The sanctions excuse, used effectively by Mugabe, has lost its shine: it no longer cuts it as Zimbabweans realise that ruling elites continue to plunder and live large while they suffer. But can Mnangagwa still salvage the situation or will it roll on towards a cliff edge?
The former looks unlikely, in the light of honest refection on the past two years, a realisation that there are simply no more cards for him or Zanu PF to play, when it comes to fudging the economy and politics, and also that relying on coercion will soon stop working. The hardline ruling party in Ethiopia, EPRDF, came to a similar conclusion after many years of relying on repression: it realised that there was a real chance of losing everything.
If Mnangagwa and his comrades reach this epiphany, they may yet survive and play a part in creating a different future. At almost 80 years old, having served for almost 60 years in government and having orchestrated and watched Mugabe being humiliated, it can be assumed that Mnangagwa would want a different fate.
This would ideally involve an inclusive negotiated process to address the country’s political, economic and social problems, preferably moderated by an external actor. Recently, South Africa has hinted that it is losing patience with the crisis, which may signal its willingness to mediate. If Mnangagwa and Zanu PF have no answers, neither it seems does the MDC, which has shown hesitation and ambiguity in its intentions.

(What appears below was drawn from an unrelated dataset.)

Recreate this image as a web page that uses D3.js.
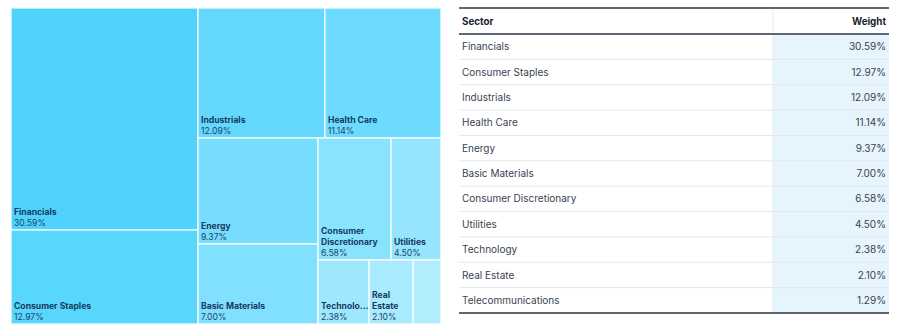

While the deteriorating economic conditions provide the typical context for popular uprisings of the kind seen in which ruling parties were ousted in Egypt, Tunisia and more recently Bolivia, Algeria and Sudan, this is unlikely to happen on its own. Besides, it is hardly a viable strategy.
The MDC will have to be more deliberate and intentional. Doing nothing is as bad as Mnangagwa waiting and hoping nothing will come of the decline. If a negotiated solution is preferred, the MDC will have to push for one.
If a popular uprising is desired, it will have to lead and direct it. A spontaneous, leaderless, uprising by frustrated and angry citizens is also likely. This was the case in Egypt and to a great extent Algeria and Sudan. This option is what both Mnangagwa and the MDC should be worried about, as it places both outside the game.
Revolving coup door?
In the meantime, it is an open secret that there are disagreements at the highest levels inside government and Zanu PF. It is conceivable that the prevailing situation is not the one envisaged by those soldiers drafted into the coup who are now worse off than during the Mugabe era.
There are reports that junior officers are suffering squalid and dehumanising living and working conditions. If the state of ordinary Zimbabweans is a measure, this is unsurprising. There is talk of another coup.
Experience from elsewhere shows that once it has been opened, the door leading to military overthrow of a government is hard to close. To that extent, whether it is another coup or increased citizens’ agitation, not just for change but for survival, Zimbabwe seems headed for a major confrontation.
Rather than wait for it to happen and try to pick up the scattered pieces afterwards, the Southern African Development Community, led by South Africa (which has much to lose), the African Union and international bodies need to refocus their spotlight on Zimbabwe once again. But this time, they must ensure that the political change will genuinely refect the will of the people and not the small and predatory elite that now fights over the country’s decaying carcass.
*About the writer: Siphosami Malunga is an international human rights lawyer and executive director of the Open Society Initiative for Southern Africa (Osisa).